Bollywood, chipatis, sacred cows and Jeep cars may sound like a misappropriation of an old GM jingo, but it will soon ring true if Fiat Chrysler Automobiles Australia has its way.
FCAA believes the company’s new production facilities in the region — primarily India — will provide the local arm with an ample supply of Jeep products from 2018.
Speaking to motoring.com this week, FCAA President and CEO Pat Dougherty said the Ranjangaon plant in India will have excess capacity that can be used to serve export markets including Australia.
“Some of the product coming out of that plant will be for our market — that will be really exciting,” he confirmed.
FCA announced on July 1 its intention to invest about $US280 million in its manufacturing joint-venture, Fiat India Automobiles Private Limited, with Tata Motors Limited.
The Ranjangaon facility has produced Tata and Fiat products – including the Punto – since 2006, but is expected to begin production of a Jeep product in the second quarter of 2017.
FCA has not revealed which Jeep model will be produced in India, but one possibility is the new Renegade, a new entry model built in Italy alongside the Fiat 500X, which also due on sale here later this year. Both compact SUVs are key planks in FCAA's plan to more than double sales by 2018.
Jeep is not present in India, which some analysts expect to become the world's third-largest car market behind China and the US by 2020, but the iconic US off-road brand will launch in the world second most populous nation this year with the Cherokee and Wrangler.
Dougherty highlighted the similarities of this plan with a well-worn path taken by another manufacturer, Ford, which imports the EcoSport compact SUV from India.
"It’s a similar strategy to what Ford does today," he said. "Ford builds product in India and ships over here, and ships to different parts of Asia, because they built a plant as well, and plant capacity was underutilised. Now it’s become an export plant for them. So we’ll do something similar."
Dougherty believes that the plant’s excess capacity will provide Australia with ample stock.
“I don’t think it has been utilised to its full capacity as most manufacturers built there.
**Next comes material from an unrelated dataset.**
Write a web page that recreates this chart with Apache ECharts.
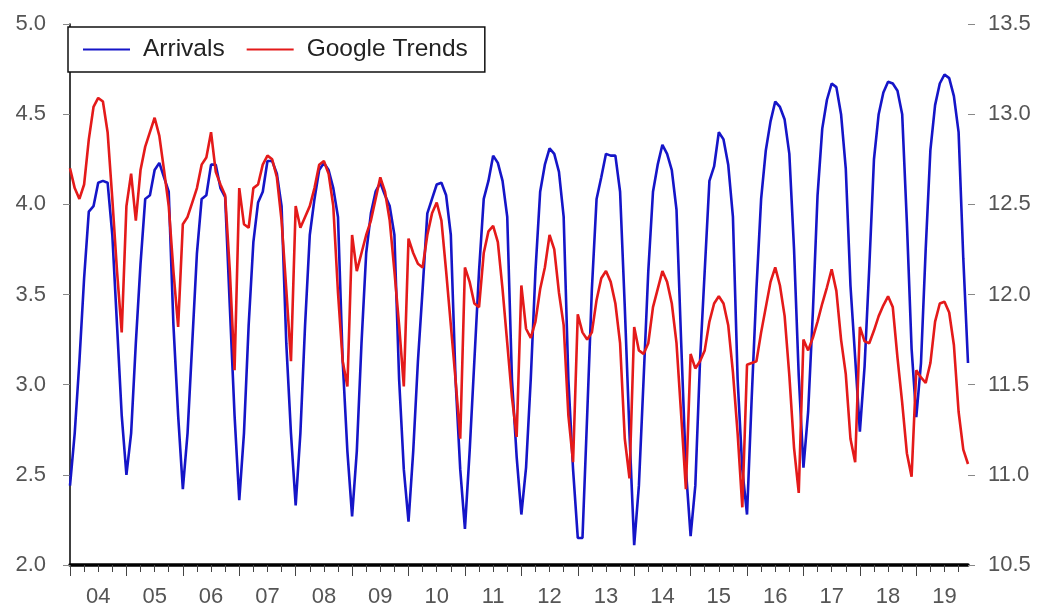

They anticipated the market coming together there much more quickly, like China’s did, but India’s hasn’t come together quite as fast -- but it will."
However, India may not always be an export hub, Dougherty warned.
“In some point in time the Indian market will grow to a point where that plant will sustain itself -- for India.”
If this occurs, Dougherty said Australia may have another card up its sleeve -- China.
FCA has a new joint-venture in China to build Jeeps. GAC Fiat Chrysler Automobiles (GFC), the existing joint-venture between FCA and Guangzhou Automobile Group (GAC), announced on July 16 that it will form a new company, GAC Fiat Chrysler Automobiles Sales.
GAC and FCA will start Jeep Cherokee production in China by the end of this year, with two additional Jeep models to join the Chinese Cherokee by the end of 2016, meaning that within two years Jeep will have assembly plants in the US, Brazil, Italy, China and India.
“We're building the Cherokee there [in China] and that will expand to other models going forward. We’re very excited about that because it represents an opportunity for us,” said Dougherty.